REQUIRED TASK » Produce nothing but an exact copy of the lines from the one containing "Rebuild this chart" through the one containing "plt.rcParams['font.family'] = 'DejaVu Sans'", and do not carry over pictures.

EXERCISE INPUT »
********************

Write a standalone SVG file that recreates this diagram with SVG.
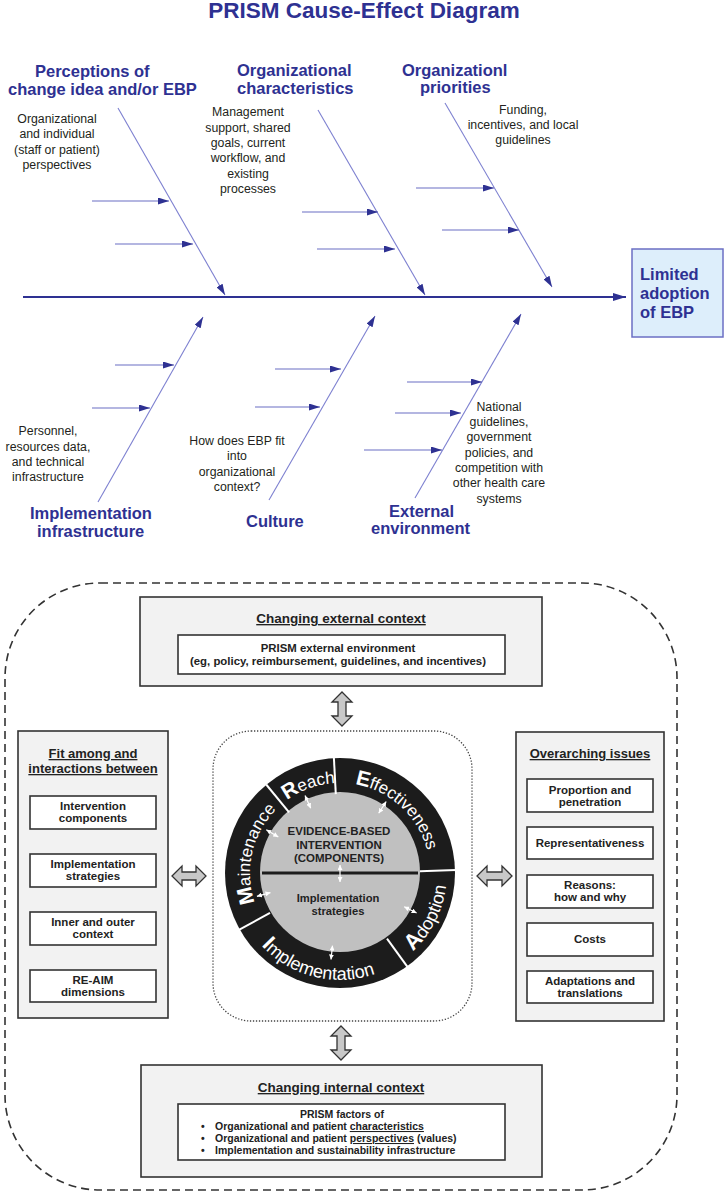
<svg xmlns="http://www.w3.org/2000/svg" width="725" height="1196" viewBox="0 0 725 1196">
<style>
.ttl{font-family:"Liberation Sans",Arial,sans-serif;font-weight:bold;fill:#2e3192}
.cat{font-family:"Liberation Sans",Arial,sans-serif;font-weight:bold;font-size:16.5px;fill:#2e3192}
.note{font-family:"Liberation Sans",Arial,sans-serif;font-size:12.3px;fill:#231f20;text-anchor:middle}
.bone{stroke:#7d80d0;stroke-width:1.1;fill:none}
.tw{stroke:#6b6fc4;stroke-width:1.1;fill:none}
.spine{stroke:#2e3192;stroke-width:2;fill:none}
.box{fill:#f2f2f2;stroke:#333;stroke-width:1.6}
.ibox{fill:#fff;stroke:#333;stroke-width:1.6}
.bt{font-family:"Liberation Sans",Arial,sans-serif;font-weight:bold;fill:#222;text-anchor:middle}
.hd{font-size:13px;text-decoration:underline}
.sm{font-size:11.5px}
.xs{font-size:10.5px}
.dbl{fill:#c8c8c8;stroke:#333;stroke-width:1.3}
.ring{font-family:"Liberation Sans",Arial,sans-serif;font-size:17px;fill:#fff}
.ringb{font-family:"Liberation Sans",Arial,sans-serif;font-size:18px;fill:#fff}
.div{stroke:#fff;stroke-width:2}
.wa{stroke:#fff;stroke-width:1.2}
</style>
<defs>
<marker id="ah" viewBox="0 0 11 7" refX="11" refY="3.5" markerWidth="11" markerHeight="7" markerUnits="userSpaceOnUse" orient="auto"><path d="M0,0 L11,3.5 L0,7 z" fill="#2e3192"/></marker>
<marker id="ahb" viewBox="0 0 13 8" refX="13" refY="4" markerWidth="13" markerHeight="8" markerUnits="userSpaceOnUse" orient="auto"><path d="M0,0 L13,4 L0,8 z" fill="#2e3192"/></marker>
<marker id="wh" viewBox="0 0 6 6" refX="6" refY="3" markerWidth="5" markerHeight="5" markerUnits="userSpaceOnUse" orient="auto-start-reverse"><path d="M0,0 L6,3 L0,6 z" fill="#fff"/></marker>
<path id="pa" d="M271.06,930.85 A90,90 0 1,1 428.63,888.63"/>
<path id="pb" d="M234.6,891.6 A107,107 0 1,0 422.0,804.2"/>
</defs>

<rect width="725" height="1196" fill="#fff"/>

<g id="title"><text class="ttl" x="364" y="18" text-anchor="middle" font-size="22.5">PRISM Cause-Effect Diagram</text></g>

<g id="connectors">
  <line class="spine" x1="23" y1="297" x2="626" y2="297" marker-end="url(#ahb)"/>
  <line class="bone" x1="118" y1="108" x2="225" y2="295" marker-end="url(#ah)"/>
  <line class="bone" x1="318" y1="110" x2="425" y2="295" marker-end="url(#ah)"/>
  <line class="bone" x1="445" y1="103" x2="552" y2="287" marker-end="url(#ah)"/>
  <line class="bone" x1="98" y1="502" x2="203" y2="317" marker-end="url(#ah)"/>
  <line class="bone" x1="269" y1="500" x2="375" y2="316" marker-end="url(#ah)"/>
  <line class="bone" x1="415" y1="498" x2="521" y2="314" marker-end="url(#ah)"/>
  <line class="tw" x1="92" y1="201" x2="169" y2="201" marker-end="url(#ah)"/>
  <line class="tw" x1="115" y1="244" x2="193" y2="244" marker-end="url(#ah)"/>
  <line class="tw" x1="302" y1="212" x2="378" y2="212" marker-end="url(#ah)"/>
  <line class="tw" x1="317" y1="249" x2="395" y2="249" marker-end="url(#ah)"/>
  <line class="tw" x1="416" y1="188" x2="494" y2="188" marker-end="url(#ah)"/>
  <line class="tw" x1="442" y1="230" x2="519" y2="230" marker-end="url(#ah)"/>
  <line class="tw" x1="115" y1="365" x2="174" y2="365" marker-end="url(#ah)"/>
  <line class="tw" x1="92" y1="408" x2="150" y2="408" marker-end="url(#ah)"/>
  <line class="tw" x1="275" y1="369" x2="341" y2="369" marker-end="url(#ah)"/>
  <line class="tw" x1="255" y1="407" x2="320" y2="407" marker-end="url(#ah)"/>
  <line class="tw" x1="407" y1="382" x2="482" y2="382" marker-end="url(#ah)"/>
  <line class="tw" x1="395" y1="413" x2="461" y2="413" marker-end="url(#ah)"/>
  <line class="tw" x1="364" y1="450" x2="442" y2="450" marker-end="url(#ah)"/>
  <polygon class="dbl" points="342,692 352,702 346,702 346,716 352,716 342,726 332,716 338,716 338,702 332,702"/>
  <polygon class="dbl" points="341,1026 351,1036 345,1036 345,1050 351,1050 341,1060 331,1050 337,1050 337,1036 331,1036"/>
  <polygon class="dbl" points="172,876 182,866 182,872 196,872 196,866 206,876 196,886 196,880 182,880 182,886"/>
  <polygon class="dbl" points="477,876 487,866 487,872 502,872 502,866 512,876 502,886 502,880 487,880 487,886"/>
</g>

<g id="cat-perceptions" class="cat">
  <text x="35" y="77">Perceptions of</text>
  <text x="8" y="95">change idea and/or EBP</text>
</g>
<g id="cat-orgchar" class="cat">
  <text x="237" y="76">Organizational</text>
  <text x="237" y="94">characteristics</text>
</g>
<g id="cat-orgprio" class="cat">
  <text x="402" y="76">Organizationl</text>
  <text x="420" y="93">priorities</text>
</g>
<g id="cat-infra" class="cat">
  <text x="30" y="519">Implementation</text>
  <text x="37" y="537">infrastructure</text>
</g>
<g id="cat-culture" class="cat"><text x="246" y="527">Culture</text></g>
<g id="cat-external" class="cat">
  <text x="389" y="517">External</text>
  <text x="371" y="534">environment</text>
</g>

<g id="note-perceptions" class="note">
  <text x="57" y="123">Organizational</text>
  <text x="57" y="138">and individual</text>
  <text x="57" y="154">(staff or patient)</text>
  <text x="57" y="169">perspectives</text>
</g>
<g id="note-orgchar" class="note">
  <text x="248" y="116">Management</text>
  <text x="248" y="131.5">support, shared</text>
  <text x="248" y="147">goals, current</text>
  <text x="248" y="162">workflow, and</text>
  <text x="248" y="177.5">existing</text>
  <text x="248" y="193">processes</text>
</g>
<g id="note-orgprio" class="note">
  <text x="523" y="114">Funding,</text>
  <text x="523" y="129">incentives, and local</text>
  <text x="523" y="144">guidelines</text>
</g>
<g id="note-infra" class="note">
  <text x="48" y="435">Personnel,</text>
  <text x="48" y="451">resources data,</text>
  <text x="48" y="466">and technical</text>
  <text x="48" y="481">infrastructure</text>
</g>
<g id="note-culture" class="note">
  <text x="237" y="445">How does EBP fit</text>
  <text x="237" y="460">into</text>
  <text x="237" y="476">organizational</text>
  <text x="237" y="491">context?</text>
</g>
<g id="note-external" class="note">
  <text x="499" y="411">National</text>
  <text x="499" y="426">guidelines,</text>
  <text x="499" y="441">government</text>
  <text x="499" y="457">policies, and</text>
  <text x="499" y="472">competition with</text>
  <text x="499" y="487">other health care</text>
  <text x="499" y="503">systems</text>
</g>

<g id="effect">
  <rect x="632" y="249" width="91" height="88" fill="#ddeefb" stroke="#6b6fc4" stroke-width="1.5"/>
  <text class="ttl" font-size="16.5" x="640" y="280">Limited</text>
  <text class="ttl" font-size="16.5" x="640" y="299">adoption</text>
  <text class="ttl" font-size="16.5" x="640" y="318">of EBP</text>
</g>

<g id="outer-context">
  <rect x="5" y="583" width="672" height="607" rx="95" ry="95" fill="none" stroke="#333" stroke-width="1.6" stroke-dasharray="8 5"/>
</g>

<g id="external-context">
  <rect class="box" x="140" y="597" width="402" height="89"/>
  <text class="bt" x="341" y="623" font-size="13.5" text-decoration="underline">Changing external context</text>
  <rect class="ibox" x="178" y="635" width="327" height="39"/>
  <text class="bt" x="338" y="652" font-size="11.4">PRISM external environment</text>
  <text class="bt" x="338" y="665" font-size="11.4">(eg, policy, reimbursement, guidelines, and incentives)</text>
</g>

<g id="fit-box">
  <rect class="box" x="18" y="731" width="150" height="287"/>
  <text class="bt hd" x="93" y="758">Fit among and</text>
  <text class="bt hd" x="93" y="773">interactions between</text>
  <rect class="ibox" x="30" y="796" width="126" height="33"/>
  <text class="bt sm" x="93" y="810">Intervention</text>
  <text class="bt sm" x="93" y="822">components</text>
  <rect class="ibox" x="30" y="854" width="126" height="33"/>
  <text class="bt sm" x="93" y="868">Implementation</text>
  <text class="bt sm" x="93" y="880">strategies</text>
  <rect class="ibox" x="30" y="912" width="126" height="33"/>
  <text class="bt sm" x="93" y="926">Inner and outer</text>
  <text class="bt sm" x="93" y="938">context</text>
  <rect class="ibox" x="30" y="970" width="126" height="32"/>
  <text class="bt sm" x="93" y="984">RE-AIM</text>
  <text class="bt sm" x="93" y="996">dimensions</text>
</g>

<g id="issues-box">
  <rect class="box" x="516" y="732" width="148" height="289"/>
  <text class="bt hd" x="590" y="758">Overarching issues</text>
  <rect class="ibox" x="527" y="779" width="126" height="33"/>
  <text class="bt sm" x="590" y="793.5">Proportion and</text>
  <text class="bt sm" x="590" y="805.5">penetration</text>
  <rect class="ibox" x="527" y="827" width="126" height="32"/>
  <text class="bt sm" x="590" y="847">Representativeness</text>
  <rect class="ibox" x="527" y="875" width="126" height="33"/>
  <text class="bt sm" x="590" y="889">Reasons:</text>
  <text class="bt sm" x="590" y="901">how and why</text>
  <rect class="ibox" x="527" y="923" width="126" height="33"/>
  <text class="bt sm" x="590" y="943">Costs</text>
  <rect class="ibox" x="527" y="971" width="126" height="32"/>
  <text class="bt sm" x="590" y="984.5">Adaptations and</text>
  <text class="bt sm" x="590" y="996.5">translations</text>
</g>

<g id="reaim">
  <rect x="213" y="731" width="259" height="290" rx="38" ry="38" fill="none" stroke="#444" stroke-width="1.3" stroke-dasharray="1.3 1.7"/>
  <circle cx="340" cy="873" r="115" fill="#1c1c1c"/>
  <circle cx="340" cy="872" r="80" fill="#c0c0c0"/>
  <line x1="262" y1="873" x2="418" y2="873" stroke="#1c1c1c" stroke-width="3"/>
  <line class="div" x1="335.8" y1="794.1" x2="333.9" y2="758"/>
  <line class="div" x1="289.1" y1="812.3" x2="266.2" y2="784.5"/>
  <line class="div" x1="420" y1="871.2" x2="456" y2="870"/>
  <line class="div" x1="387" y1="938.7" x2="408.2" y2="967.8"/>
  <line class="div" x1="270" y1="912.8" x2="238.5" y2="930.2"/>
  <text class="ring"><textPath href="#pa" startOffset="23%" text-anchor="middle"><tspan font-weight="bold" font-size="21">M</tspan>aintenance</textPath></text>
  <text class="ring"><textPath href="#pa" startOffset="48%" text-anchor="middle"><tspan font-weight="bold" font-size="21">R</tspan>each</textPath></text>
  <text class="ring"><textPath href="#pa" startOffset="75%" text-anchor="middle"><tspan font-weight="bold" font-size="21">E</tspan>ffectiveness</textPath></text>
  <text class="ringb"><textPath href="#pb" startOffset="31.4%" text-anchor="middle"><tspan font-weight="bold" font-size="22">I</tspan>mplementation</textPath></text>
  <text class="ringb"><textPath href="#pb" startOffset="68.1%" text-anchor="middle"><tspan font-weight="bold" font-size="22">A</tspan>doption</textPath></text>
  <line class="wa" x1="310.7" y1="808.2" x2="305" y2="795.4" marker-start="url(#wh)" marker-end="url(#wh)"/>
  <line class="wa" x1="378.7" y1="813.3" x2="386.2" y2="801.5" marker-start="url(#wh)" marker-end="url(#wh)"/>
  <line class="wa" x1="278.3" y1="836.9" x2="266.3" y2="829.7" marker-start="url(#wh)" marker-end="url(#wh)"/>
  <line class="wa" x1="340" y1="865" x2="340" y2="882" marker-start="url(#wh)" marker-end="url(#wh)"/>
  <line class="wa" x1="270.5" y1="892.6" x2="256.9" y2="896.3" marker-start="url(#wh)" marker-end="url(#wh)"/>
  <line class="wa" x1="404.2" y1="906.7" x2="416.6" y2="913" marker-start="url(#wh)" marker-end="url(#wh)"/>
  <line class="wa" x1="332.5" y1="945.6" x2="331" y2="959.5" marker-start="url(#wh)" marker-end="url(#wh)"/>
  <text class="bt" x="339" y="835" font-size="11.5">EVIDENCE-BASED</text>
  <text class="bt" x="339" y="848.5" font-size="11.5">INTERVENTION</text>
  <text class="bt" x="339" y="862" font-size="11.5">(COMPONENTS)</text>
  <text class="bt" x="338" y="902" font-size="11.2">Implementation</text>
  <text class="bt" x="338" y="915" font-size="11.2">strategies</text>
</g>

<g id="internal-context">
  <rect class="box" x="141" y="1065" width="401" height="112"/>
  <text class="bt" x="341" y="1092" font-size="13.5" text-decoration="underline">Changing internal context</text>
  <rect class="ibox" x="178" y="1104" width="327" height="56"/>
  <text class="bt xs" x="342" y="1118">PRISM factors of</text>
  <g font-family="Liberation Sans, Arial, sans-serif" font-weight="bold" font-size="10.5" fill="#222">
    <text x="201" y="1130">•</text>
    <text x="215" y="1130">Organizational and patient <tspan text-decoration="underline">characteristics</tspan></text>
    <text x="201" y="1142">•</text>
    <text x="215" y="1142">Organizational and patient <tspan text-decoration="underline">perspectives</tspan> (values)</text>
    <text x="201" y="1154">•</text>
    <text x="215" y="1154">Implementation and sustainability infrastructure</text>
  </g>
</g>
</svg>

********************

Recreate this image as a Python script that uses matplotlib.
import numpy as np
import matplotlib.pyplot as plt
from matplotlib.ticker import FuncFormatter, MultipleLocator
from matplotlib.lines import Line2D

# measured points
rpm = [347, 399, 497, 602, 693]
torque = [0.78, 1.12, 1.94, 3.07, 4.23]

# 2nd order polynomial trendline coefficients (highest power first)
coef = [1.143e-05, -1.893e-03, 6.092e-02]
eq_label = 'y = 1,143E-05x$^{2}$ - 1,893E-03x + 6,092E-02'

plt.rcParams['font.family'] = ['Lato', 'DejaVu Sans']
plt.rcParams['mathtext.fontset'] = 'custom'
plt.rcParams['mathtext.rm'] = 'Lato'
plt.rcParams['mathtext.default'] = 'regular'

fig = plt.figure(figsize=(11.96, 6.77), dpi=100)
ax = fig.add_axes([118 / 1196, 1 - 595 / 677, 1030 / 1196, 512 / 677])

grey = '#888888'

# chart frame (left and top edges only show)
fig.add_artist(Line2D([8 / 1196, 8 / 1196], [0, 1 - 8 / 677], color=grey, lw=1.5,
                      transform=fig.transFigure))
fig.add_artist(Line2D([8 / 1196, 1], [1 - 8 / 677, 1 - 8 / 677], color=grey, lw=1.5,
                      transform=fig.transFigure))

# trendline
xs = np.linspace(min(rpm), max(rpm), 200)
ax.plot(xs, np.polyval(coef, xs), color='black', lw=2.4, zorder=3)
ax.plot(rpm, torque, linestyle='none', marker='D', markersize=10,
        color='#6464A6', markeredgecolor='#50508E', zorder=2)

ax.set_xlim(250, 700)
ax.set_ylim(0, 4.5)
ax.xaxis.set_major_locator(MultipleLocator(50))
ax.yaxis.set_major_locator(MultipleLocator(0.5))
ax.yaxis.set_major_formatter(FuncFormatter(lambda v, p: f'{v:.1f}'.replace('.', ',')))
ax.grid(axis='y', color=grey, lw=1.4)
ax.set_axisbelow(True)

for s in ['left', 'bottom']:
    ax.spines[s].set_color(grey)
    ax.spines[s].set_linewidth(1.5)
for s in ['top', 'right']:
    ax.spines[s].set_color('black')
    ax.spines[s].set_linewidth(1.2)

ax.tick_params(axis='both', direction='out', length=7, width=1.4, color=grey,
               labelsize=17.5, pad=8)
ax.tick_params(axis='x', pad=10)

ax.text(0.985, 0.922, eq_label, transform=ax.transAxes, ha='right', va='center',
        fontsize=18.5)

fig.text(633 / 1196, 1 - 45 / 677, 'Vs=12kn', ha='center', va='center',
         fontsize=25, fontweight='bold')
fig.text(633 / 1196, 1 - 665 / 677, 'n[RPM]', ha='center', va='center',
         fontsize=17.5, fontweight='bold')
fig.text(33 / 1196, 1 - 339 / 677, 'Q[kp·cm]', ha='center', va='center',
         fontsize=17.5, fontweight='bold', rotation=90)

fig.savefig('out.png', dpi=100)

********************

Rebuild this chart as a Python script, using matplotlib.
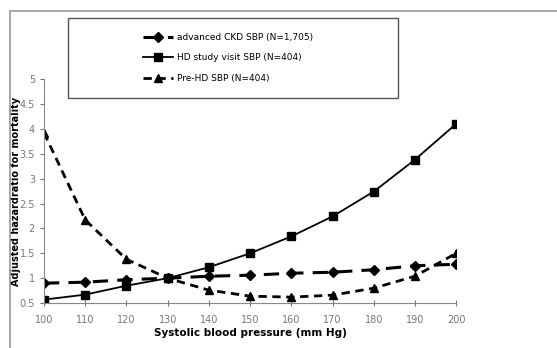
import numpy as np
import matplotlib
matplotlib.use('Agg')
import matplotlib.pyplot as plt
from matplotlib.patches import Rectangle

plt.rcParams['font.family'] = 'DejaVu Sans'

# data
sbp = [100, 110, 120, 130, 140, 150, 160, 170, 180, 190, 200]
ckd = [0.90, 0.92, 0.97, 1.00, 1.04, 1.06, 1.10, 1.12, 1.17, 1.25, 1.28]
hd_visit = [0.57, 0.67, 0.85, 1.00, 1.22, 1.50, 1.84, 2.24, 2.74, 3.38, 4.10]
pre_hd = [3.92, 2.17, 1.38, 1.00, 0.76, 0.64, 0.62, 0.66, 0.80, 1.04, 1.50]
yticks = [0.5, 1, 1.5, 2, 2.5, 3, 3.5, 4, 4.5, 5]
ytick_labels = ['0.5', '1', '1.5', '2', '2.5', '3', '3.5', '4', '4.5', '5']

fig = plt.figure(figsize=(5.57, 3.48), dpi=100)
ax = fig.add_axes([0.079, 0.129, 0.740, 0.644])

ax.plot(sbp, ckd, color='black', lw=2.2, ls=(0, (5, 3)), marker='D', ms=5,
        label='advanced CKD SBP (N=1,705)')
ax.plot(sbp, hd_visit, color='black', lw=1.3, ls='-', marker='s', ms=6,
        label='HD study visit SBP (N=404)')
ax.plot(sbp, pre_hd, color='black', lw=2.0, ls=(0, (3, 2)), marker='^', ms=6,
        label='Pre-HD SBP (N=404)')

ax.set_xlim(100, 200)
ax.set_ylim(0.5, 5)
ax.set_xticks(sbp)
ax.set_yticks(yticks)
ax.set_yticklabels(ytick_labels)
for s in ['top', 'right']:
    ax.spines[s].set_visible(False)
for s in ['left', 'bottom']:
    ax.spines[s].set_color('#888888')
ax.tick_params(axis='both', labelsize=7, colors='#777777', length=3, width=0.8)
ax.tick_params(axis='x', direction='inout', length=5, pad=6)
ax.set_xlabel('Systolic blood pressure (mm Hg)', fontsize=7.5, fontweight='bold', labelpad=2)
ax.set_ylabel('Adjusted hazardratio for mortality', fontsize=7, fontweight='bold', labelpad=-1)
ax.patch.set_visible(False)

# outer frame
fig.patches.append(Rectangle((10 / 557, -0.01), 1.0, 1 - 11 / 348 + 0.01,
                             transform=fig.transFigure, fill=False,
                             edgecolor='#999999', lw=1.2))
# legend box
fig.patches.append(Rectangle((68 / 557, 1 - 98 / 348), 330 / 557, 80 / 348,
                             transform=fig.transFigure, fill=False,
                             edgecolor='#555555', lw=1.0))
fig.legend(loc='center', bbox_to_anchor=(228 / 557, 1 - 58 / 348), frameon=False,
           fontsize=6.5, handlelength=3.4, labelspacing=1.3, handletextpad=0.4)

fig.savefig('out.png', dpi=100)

********************

IN RESPONSE »
Rebuild this chart as a Python script, using matplotlib.
import numpy as np
import matplotlib
matplotlib.use('Agg')
import matplotlib.pyplot as plt
from matplotlib.patches import Rectangle

plt.rcParams['font.family'] = 'DejaVu Sans'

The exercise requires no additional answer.